## Start

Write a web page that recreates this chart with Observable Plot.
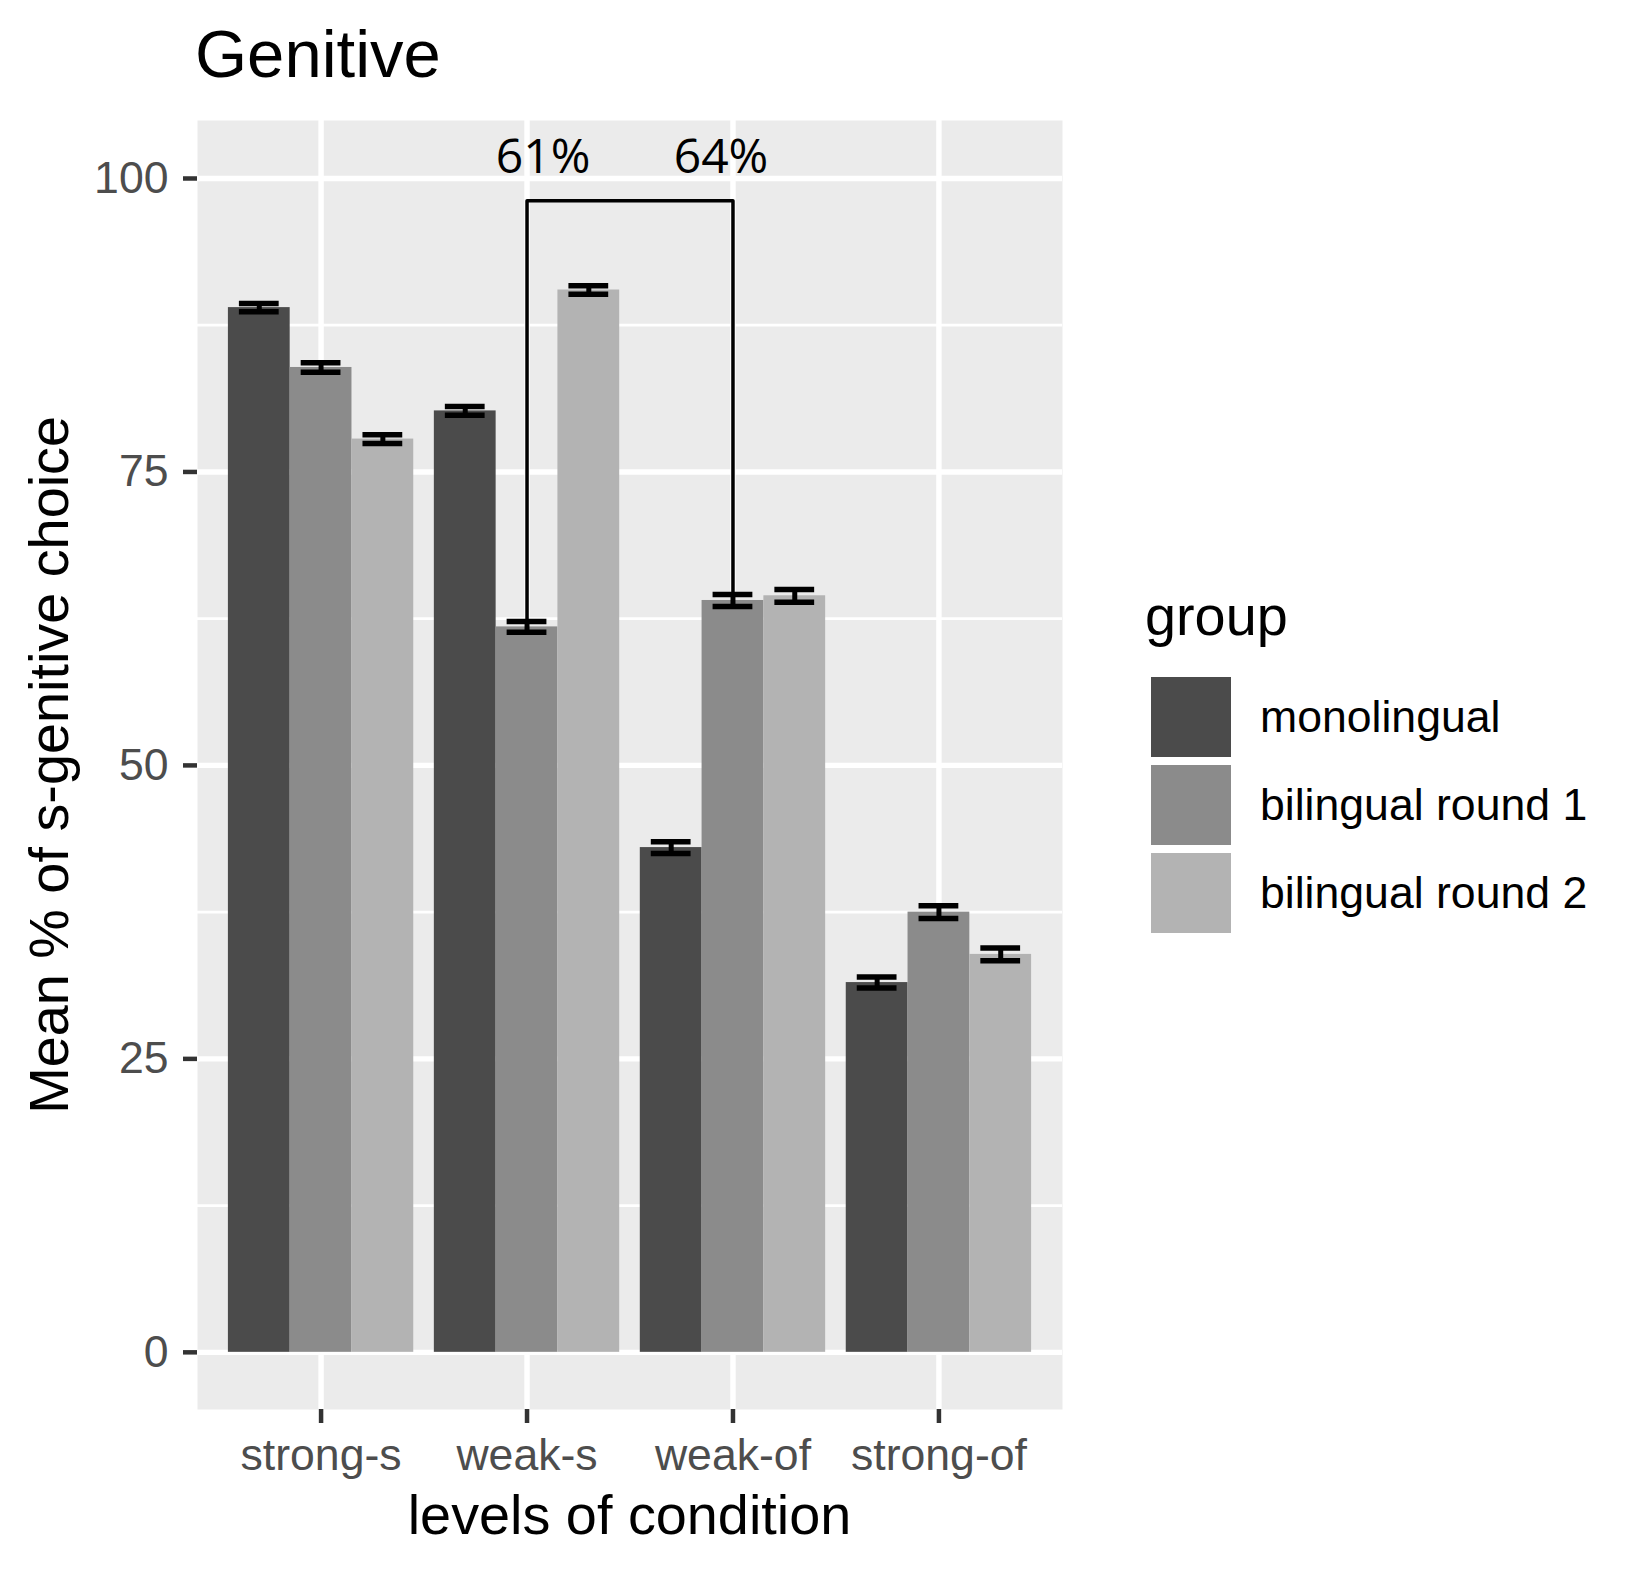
<!DOCTYPE html>
<html>
<head>
<meta charset="utf-8">
<script src="https://cdn.jsdelivr.net/npm/d3@7"></script>
<script src="https://cdn.jsdelivr.net/npm/@observablehq/plot@0.6"></script>
<style>
  html, body { margin: 0; padding: 0; background: #fff; }
  #wrap { position: relative; width: 1650px; height: 1572px; font-family: "Liberation Sans", Arial, sans-serif; }
  #wrap svg { position: absolute; left: 0; top: 0; }
  .abs { position: absolute; line-height: 1; white-space: nowrap; color: #000; }
</style>
</head>
<body>
<div id="wrap"></div>
<script>
// ---- data ----
const conditions = ["strong-s", "weak-s", "weak-of", "strong-of"];
const groups = ["monolingual", "bilingual round 1", "bilingual round 2"];
const groupColors = ["#4B4B4B", "#8B8B8B", "#B3B3B3"];
const monolingual = [89.0, 80.2, 43.0, 31.5];
const bilingualRound1 = [83.9, 61.8, 64.05, 37.5];
const bilingualRound2 = [77.8, 90.5, 64.45, 33.9];
const errMonolingual = [0.35, 0.38, 0.5, 0.47];
const errBilingualRound1 = [0.41, 0.45, 0.51, 0.55];
const errBilingualRound2 = [0.37, 0.36, 0.54, 0.55];
const yTicks = [0, 25, 50, 75, 100];
const yMinorTicks = [12.5, 37.5, 62.5, 87.5];
const bracketConditions = ["weak-s", "weak-of"];
const bracketLabels = ["61%", "64%"];
const bracketTop = 98.1;
const bracketLabelY = 100.43;

const titleText = "Genitive";
const xTitle = "levels of condition";
const yTitle = "Mean % of s-genitive choice";
const legendTitle = "group";

// ---- layout ----
const W = 1650, H = 1572;
const mL = 197, mR = 588, mT = 120, mB = 163;
const panelW = W - mL - mR;
const step = panelW / 4.2;
const bw = 0.3 * step;

const seriesValues = [monolingual, bilingualRound1, bilingualRound2];
const seriesErr = [errMonolingual, errBilingualRound1, errBilingualRound2];
const rows = [];
groups.forEach((g, gi) => conditions.forEach((c, ci) => {
  rows.push({condition: c, group: g, gi, value: seriesValues[gi][ci], err: seriesErr[gi][ci]});
}));

// bracket built from the bilingual round 1 bars' error tops
const b1 = rows.filter(d => d.gi === 1);
const leftBar = b1.find(d => d.condition === bracketConditions[0]);
const rightBar = b1.find(d => d.condition === bracketConditions[1]);
const bracketPts = [
  {condition: bracketConditions[0], y: leftBar.value + leftBar.err},
  {condition: bracketConditions[0], y: bracketTop},
  {condition: bracketConditions[1], y: bracketTop},
  {condition: bracketConditions[1], y: rightBar.value + rightBar.err}
];
const labelDx = [16, -12];

const marks = [
  Plot.frame({fill: "#EBEBEB", stroke: "none"}),
  Plot.ruleY(yMinorTicks, {stroke: "#FFFFFF", strokeWidth: 2.7}),
  Plot.ruleY(yTicks, {stroke: "#FFFFFF", strokeWidth: 5.4}),
  Plot.ruleX(conditions, {stroke: "#FFFFFF", strokeWidth: 5.4})
];
groups.forEach((g, gi) => {
  const data = rows.filter(d => d.gi === gi);
  const dx = (gi - 1) * bw;
  marks.push(Plot.barY(data, {x: "condition", y1: 0, y2: "value", fill: groupColors[gi], dx}));
});
groups.forEach((g, gi) => {
  const data = rows.filter(d => d.gi === gi);
  const dx = (gi - 1) * bw;
  marks.push(Plot.ruleX(data, {x: "condition", y1: d => d.value - d.err, y2: d => d.value + d.err, dx, stroke: "#000", strokeWidth: 5}));
  marks.push(Plot.tickY(data, {x: "condition", y: d => d.value + d.err, dx, insetLeft: 11, insetRight: 11, stroke: "#000", strokeWidth: 5.5}));
  marks.push(Plot.tickY(data, {x: "condition", y: d => d.value - d.err, dx, insetLeft: 11, insetRight: 11, stroke: "#000", strokeWidth: 5.5}));
});
marks.push(Plot.line(bracketPts, {x: "condition", y: "y", stroke: "#000", strokeWidth: 3.5, curve: "linear"}));
bracketLabels.forEach((lab, i) => {
  marks.push(Plot.text([{condition: bracketConditions[i], label: lab}], {
    x: "condition", y: () => bracketLabelY, text: "label", dx: labelDx[i],
    fontSize: 48, fontFamily: "Open Sans", fontWeight: 500, lineAnchor: "bottom", fill: "#000"
  }));
});
marks.push(Plot.axisX({tickSize: 14, tickPadding: 15, fontSize: 44.6, fill: "#4D4D4D", stroke: "#333333", strokeWidth: 4.5, label: null}));
marks.push(Plot.axisY({ticks: yTicks, tickSize: 14, tickPadding: 15, fontSize: 44.6, fill: "#4D4D4D", stroke: "#333333", strokeWidth: 4.5, label: null}));

const chart = Plot.plot({
  width: W, height: H,
  marginTop: mT, marginBottom: mB, marginLeft: mL, marginRight: mR,
  style: {fontFamily: "'Liberation Sans', Arial, sans-serif", background: "transparent", overflow: "visible"},
  x: {domain: conditions, type: "band", paddingInner: 0.7, paddingOuter: 0.45, align: 0.5, round: false},
  y: {domain: [-4.87, 104.94]},
  marks
});

const wrap = document.getElementById("wrap");
wrap.appendChild(chart);

function addText(txt, size, left, top, extra) {
  const el = document.createElement("div");
  el.className = "abs";
  el.textContent = txt;
  el.style.fontSize = size + "px";
  el.style.left = left + "px";
  el.style.top = top + "px";
  if (extra) Object.assign(el.style, extra);
  wrap.appendChild(el);
  return el;
}
const asc = 0.8465;
// title
addText(titleText, 67, 195, 77 - asc * 67);
// x title
addText(xTitle, 55.8, mL + panelW / 2 - 400, 1534 - asc * 55.8, {width: "800px", textAlign: "center"});
// y title (rotated)
const panelCy = (mT + (H - mB)) / 2;
addText(yTitle, 55.8, 48.7 - 400, panelCy - 27.9, {width: "800px", height: "55.8px", textAlign: "center", transform: "rotate(-90deg)", transformOrigin: "50% 50%"});
// legend
addText(legendTitle, 55.8, 1145, 635 - asc * 55.8);
groups.forEach((g, i) => {
  const top = 677 + i * 88;
  const key = document.createElement("div");
  key.style.cssText = `position:absolute;left:1151px;top:${top}px;width:80px;height:80px;background:${groupColors[i]};`;
  wrap.appendChild(key);
  addText(g, 44.6, 1260, top + 40 - 22.3, {height: "44.6px", lineHeight: "44.6px"});
});
</script>
</body>
</html>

## End

_To do_
Set down the material above as is, without any pictures.

_Final result_
Write a web page that recreates this chart with Observable Plot.
<!DOCTYPE html>
<html>
<head>
<meta charset="utf-8">
<script src="https://cdn.jsdelivr.net/npm/d3@7"></script>
<script src="https://cdn.jsdelivr.net/npm/@observablehq/plot@0.6"></script>
<style>
  html, body { margin: 0; padding: 0; background: #fff; }
  #wrap { position: relative; width: 1650px; height: 1572px; font-family: "Liberation Sans", Arial, sans-serif; }
  #wrap svg { position: absolute; left: 0; top: 0; }
  .abs { position: absolute; line-height: 1; white-space: nowrap; color: #000; }
</style>
</head>
<body>
<div id="wrap"></div>
<script>
// ---- data ----
const conditions = ["strong-s", "weak-s", "weak-of", "strong-of"];
const groups = ["monolingual", "bilingual round 1", "bilingual round 2"];
const groupColors = ["#4B4B4B", "#8B8B8B", "#B3B3B3"];
const monolingual = [89.0, 80.2, 43.0, 31.5];
const bilingualRound1 = [83.9, 61.8, 64.05, 37.5];
const bilingualRound2 = [77.8, 90.5, 64.45, 33.9];
const errMonolingual = [0.35, 0.38, 0.5, 0.47];
const errBilingualRound1 = [0.41, 0.45, 0.51, 0.55];
const errBilingualRound2 = [0.37, 0.36, 0.54, 0.55];
const yTicks = [0, 25, 50, 75, 100];
const yMinorTicks = [12.5, 37.5, 62.5, 87.5];
const bracketConditions = ["weak-s", "weak-of"];
const bracketLabels = ["61%", "64%"];
const bracketTop = 98.1;
const bracketLabelY = 100.43;

const titleText = "Genitive";
const xTitle = "levels of condition";
const yTitle = "Mean % of s-genitive choice";
const legendTitle = "group";

// ---- layout ----
const W = 1650, H = 1572;
const mL = 197, mR = 588, mT = 120, mB = 163;
const panelW = W - mL - mR;
const step = panelW / 4.2;
const bw = 0.3 * step;

const seriesValues = [monolingual, bilingualRound1, bilingualRound2];
const seriesErr = [errMonolingual, errBilingualRound1, errBilingualRound2];
const rows = [];
groups.forEach((g, gi) => conditions.forEach((c, ci) => {
  rows.push({condition: c, group: g, gi, value: seriesValues[gi][ci], err: seriesErr[gi][ci]});
}));

// bracket built from the bilingual round 1 bars' error tops
const b1 = rows.filter(d => d.gi === 1);
const leftBar = b1.find(d => d.condition === bracketConditions[0]);
const rightBar = b1.find(d => d.condition === bracketConditions[1]);
const bracketPts = [
  {condition: bracketConditions[0], y: leftBar.value + leftBar.err},
  {condition: bracketConditions[0], y: bracketTop},
  {condition: bracketConditions[1], y: bracketTop},
  {condition: bracketConditions[1], y: rightBar.value + rightBar.err}
];
const labelDx = [16, -12];

const marks = [
  Plot.frame({fill: "#EBEBEB", stroke: "none"}),
  Plot.ruleY(yMinorTicks, {stroke: "#FFFFFF", strokeWidth: 2.7}),
  Plot.ruleY(yTicks, {stroke: "#FFFFFF", strokeWidth: 5.4}),
  Plot.ruleX(conditions, {stroke: "#FFFFFF", strokeWidth: 5.4})
];
groups.forEach((g, gi) => {
  const data = rows.filter(d => d.gi === gi);
  const dx = (gi - 1) * bw;
  marks.push(Plot.barY(data, {x: "condition", y1: 0, y2: "value", fill: groupColors[gi], dx}));
});
groups.forEach((g, gi) => {
  const data = rows.filter(d => d.gi === gi);
  const dx = (gi - 1) * bw;
  marks.push(Plot.ruleX(data, {x: "condition", y1: d => d.value - d.err, y2: d => d.value + d.err, dx, stroke: "#000", strokeWidth: 5}));
  marks.push(Plot.tickY(data, {x: "condition", y: d => d.value + d.err, dx, insetLeft: 11, insetRight: 11, stroke: "#000", strokeWidth: 5.5}));
  marks.push(Plot.tickY(data, {x: "condition", y: d => d.value - d.err, dx, insetLeft: 11, insetRight: 11, stroke: "#000", strokeWidth: 5.5}));
});
marks.push(Plot.line(bracketPts, {x: "condition", y: "y", stroke: "#000", strokeWidth: 3.5, curve: "linear"}));
bracketLabels.forEach((lab, i) => {
  marks.push(Plot.text([{condition: bracketConditions[i], label: lab}], {
    x: "condition", y: () => bracketLabelY, text: "label", dx: labelDx[i],
    fontSize: 48, fontFamily: "Open Sans", fontWeight: 500, lineAnchor: "bottom", fill: "#000"
  }));
});
marks.push(Plot.axisX({tickSize: 14, tickPadding: 15, fontSize: 44.6, fill: "#4D4D4D", stroke: "#333333", strokeWidth: 4.5, label: null}));
marks.push(Plot.axisY({ticks: yTicks, tickSize: 14, tickPadding: 15, fontSize: 44.6, fill: "#4D4D4D", stroke: "#333333", strokeWidth: 4.5, label: null}));

const chart = Plot.plot({
  width: W, height: H,
  marginTop: mT, marginBottom: mB, marginLeft: mL, marginRight: mR,
  style: {fontFamily: "'Liberation Sans', Arial, sans-serif", background: "transparent", overflow: "visible"},
  x: {domain: conditions, type: "band", paddingInner: 0.7, paddingOuter: 0.45, align: 0.5, round: false},
  y: {domain: [-4.87, 104.94]},
  marks
});

const wrap = document.getElementById("wrap");
wrap.appendChild(chart);

function addText(txt, size, left, top, extra) {
  const el = document.createElement("div");
  el.className = "abs";
  el.textContent = txt;
  el.style.fontSize = size + "px";
  el.style.left = left + "px";
  el.style.top = top + "px";
  if (extra) Object.assign(el.style, extra);
  wrap.appendChild(el);
  return el;
}
const asc = 0.8465;
// title
addText(titleText, 67, 195, 77 - asc * 67);
// x title
addText(xTitle, 55.8, mL + panelW / 2 - 400, 1534 - asc * 55.8, {width: "800px", textAlign: "center"});
// y title (rotated)
const panelCy = (mT + (H - mB)) / 2;
addText(yTitle, 55.8, 48.7 - 400, panelCy - 27.9, {width: "800px", height: "55.8px", textAlign: "center", transform: "rotate(-90deg)", transformOrigin: "50% 50%"});
// legend
addText(legendTitle, 55.8, 1145, 635 - asc * 55.8);
groups.forEach((g, i) => {
  const top = 677 + i * 88;
  const key = document.createElement("div");
  key.style.cssText = `position:absolute;left:1151px;top:${top}px;width:80px;height:80px;background:${groupColors[i]};`;
  wrap.appendChild(key);
  addText(g, 44.6, 1260, top + 40 - 22.3, {height: "44.6px", lineHeight: "44.6px"});
});
</script>
</body>
</html>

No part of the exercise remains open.